An introdcution to Monte-Carlo simulation
This time I will not dive into the mathematical side of things (although I would really love to do it) and keep things simple.
Isn’t Monte-Carlo a city name?
Of course, it is, yes. They say that this method also named after Monte-Carlo, the gambling capital of Europe. You’ll soon see why. Monte-Carlo method is basically simulating the finite number of “real-world” events in order to calculate the probability of different possible outcomes.
Nowadays, this method is quite widely used. In production, it is used to model the operational behaviour; in physics, chemistry, and biology it is used to generate near real-world conditions which help to find out the outcomes before making this experiments; in game theory, it is used to model the gaming AI; in finance, it helps to forecast the outcome of the usage of different financial tools and etc. This model is used almost everywhere.
Brief history
The modern version of this method formed during Manhattan Project in order to model the distance that neutrons could cover in different materials. Before that, the idea of generating random samples in order to solve mathematical problems was already around. Comte de Buffon suggested to use this as a problem which was named after him, Buffon needle.
Implementation
One of the biggest advantages of this method is that it can take into account the randomness and complexity of the real world. Also, it is robust to change the parameters, e.g sample distribution. Law of large numbers is based on this method.

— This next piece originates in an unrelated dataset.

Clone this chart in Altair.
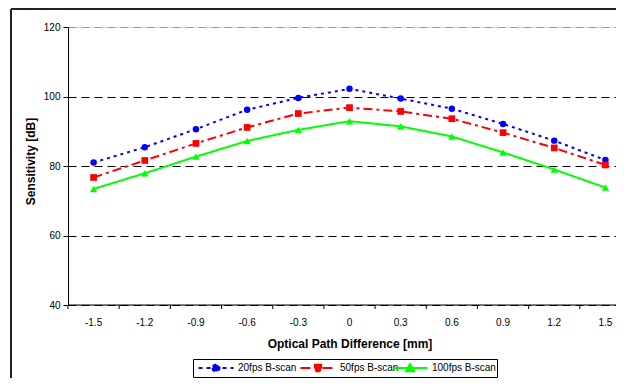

In order to understand it even better, let’s use one simplified real-world example. What is the probability that I will get tails when I flip the coin? You will answer that it is roughly 50% and you will be right. Yet, let’s assume that we do not have any prior knowledge about the probability theory. How can we solve this problem? Now, Monte-Carlo simulation will come handy. Let’s proceed to code part:
import random # we will use it to generate coin flips
from collections import Counter # this we will use to count the outcomes
random.seed(1) # in order to make our randomness reproducable
def coin_flip():
return random.choice([0,1]) # this function will return either 0 or 1. Let's assume 0 is tails.
result_list = list() # we will keep the results in this list
for _ in range(10**5): # we will flip the coin 100k times and save the results
result_list.append(coin_flip())
Counter(result_list)
And the result will be:
Counter({0: 50022, 1: 49978})
As you see, the numbers of getting heads or tails are roughly equal, 50% for each. Of course, this number is not the real probability. Yet, according to the law of large numbers, if we fil the coin n = ∞
times, these numbers will be equal.
Disadvantage
Except for aforementioned advantages of this model, Monte-Carlo has its drawbacks. The main problem is the generation of random populations. The example I used above is the simplest possible. However, in physics, finance, and biology, the population may have more than hundred or thousand features and generating them all is very complex and computationally heavy task.
However, taking into account the computational power of modern machines I can clearly state that, this method will become more and more popular in the near future.